Shares of Singapore banks are unlikely to perform well in the short term amid higher risks to the global economy, an analyst at Singapore-based DMG & Partners Securities said in a report on Tuesday.
Leng Seng Choon noted that since mid-August this year, Singapore's local banks -- DBS Bank, OCBC Bank and United Overseas Bank -- have posted share price declines of between 5 per cent and 8 per cent.
"However, we do not believe banks' share prices have bottomed, given the persistent macroeconomic issues in the US and EU, which could dampen loan expansion and raise concerns on asset quality," Leng said.
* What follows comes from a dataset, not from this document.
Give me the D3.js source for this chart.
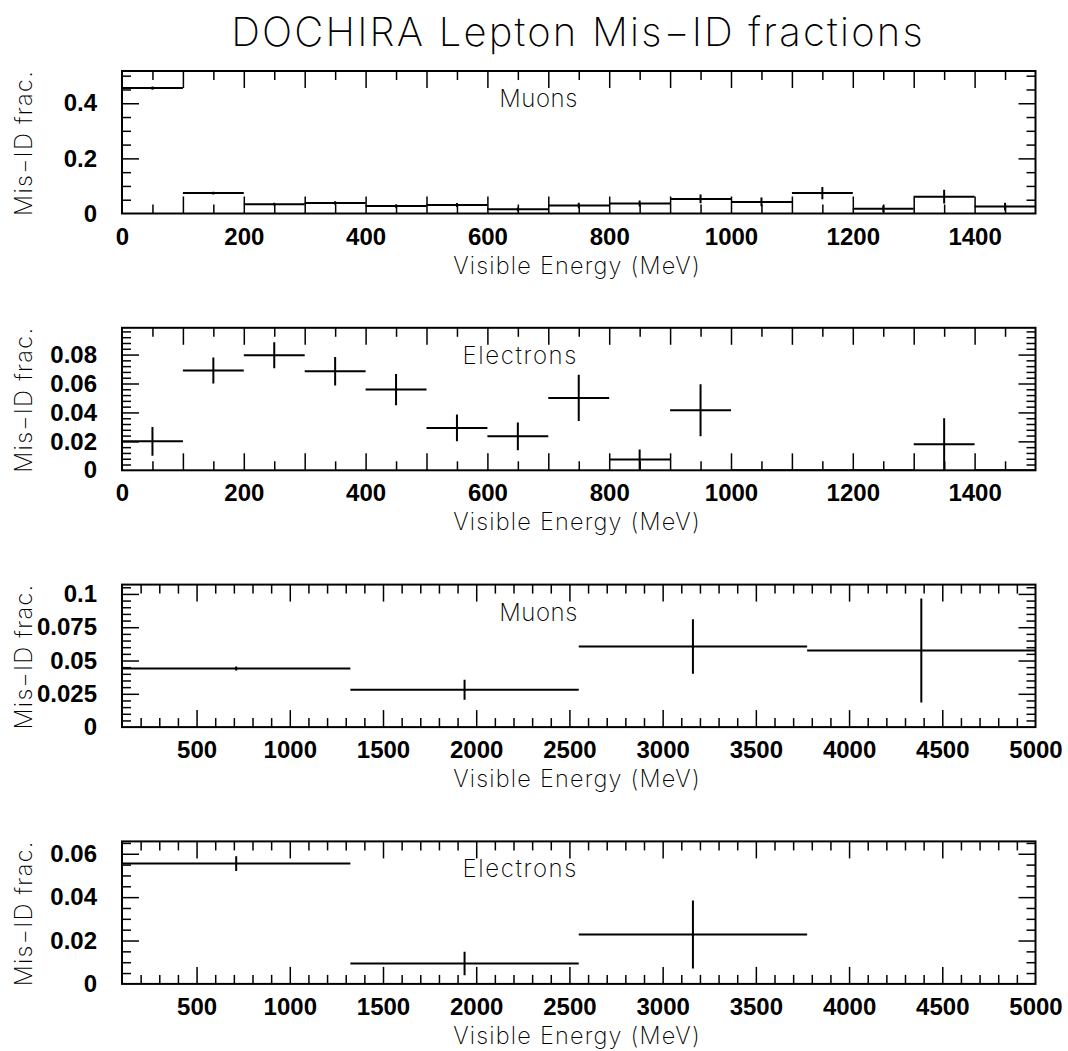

DMG saw no catalysts driving banks' share prices in the short-term, and was thus maintaining its neutral weight on banks.
Also, factoring in heightened risks, the securities firm was downgrading target prices to around one standard deviation below the historical price-to-book mean.
The brokerage identified UOB as its top pick with a target price of S$19.53.
UOB's total return year-to-date outpaced itspeers by falling 1 per cent, sharply better than DBS's negative 11 per cent and OCBC's negative 13 per cent, Leng noted.
"Despite that, we expect further UOB share price outperformance. UOB's conservative loan stance over the past 3 years and greater focus on housing loans will help to keep its asset quality high, and hence provisions low," he said.
The analyst warned that concerns on global economic growth will translate to weaker loan expansion for the local banking industry going forward.
DMG is projecting next year's loan growth for the fiscal year of between 8 per cent and 8.5 per cent, sharply lower than that of the forecast for the 16 per cent to 20 per cent forecast this year.
The securities firm was not revising its loan growth forecast but Leng noted "there remains the risk of further downside, particularly for corporate loans".